The OIG wants to look at the extent to which people enrolled in Medicare Part D maintain buprenorphine treatment for at least six months. Their work will also look at the extent to which these enrollees – including the setting in which they start their treatment and the services they receive – differ from enrollees who do not maintain treatment.

This work plan item adds to list of opioid-related OIG Work Plan items over recent years.

Transitional Living Program

In fiscal year 2022, the HHS’s Administration for Children and Families (ACF) provided more than $53 million in funding awards to grant recipients for administering the Transitional Living Program (TLP). TLP is designed to support the delivery of certain services for homeless young people aged 16-21.

Some of these services include:

    1. Providing shelter (i.e., group homes, maternity group homes, host family homes, and supervised apartments),
    2. A service coordination plan that refers youths experiencing homelessness to social services, law enforcement, educational services, vocational training, child welfare, legal services, affordable childcare, or child education programs, and
    3. A transitional living plan that provides basic life skills, money management, job attainment skills, counseling, mental and physical health care, other youth development services, and after-care resources to support the transition from supervised participation to independent living.

With the addition of this Work Plan item, the OIG stated they want to determine whether some of the 175 TLP grant recipients followed Federal requirements when providing services to youths experiencing homelessness.

Chasing COVID Monies

Compliance professionals who have been working in the field for a while have likely noticed that enforcement agencies chase dollars associated with government funding initiatives. And there was no other funding initiative larger than the federal dollars expended during the COVID-19 public health emergency. Now is the time the OIG and other agencies are checking if recipients of those funds expended them appropriately and did not “double dip,” so to speak.

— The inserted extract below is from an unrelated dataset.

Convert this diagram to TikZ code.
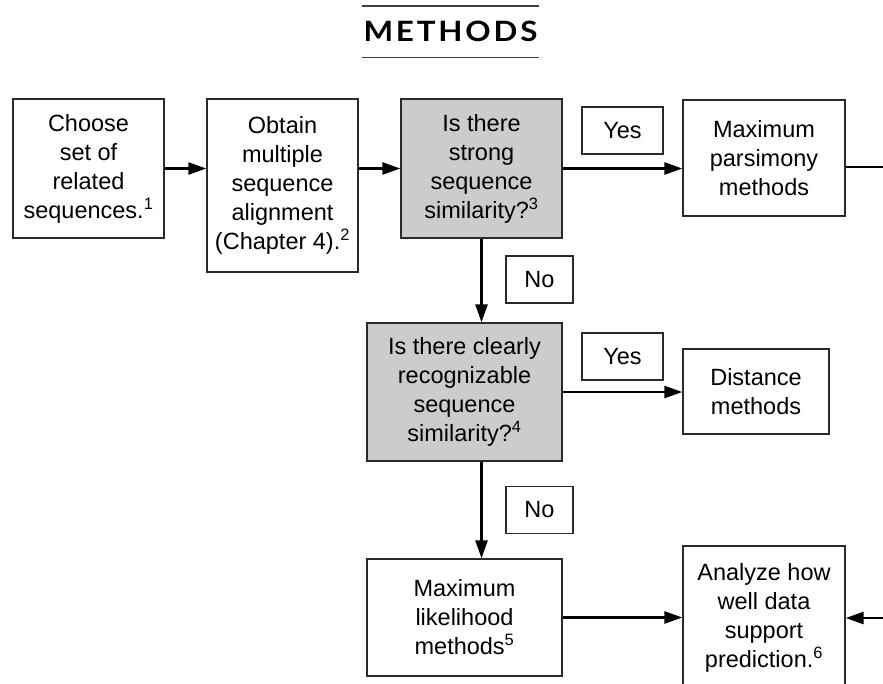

One of the funding sources was the HHS Health Resources and Services Administration (HRSA). They awarded supplemental grant funding of approximately $8.1 billion to 1,387 health centers nationwide during 2020-2022. These particular funds were intended to support the health centers' activities related to the detection, prevention, diagnosis, and treatment of COVID-19. This also included expansion of COVID-19 testing and administering COVID-19 vaccines.

During the same time, there was separate HRSA funding via the Uninsured Program (UIP).  This program reimbursed providers more than $24.5 billion for conducting COVID-19 diagnostic testing and providing testing-related items and services to uninsured individuals. However, the terms and conditions of UIP stated that recipients should consider payments from the UIP to be payment in full for COVID-19 testing and/or testing-related items, vaccine administration, care, or treatment.  In other words, health centers should have accepted any UIP payments as payment in full and should not have charged any of the same costs to their COVID-19 supplemental grant funding, including the difference between the amount claimed to the UIP and the amount they were reimbursed by the UIP.

The OIG stated their past work identified some health centers charged costs for processing COVID-19 tests to their COVID-19 supplemental grant funding and also submitted claims and received reimbursement for the same services from the UIP.

With that in mind, this current Work Plan item is intended to determine if health centers that submitted claims for COVID-19 testing and received reimbursement from the UIP also received reimbursement from grant funding for the same costs.

As always, if any of these new work plan items apply to your organization, it might be wise to proactively review these activities before the OIG does.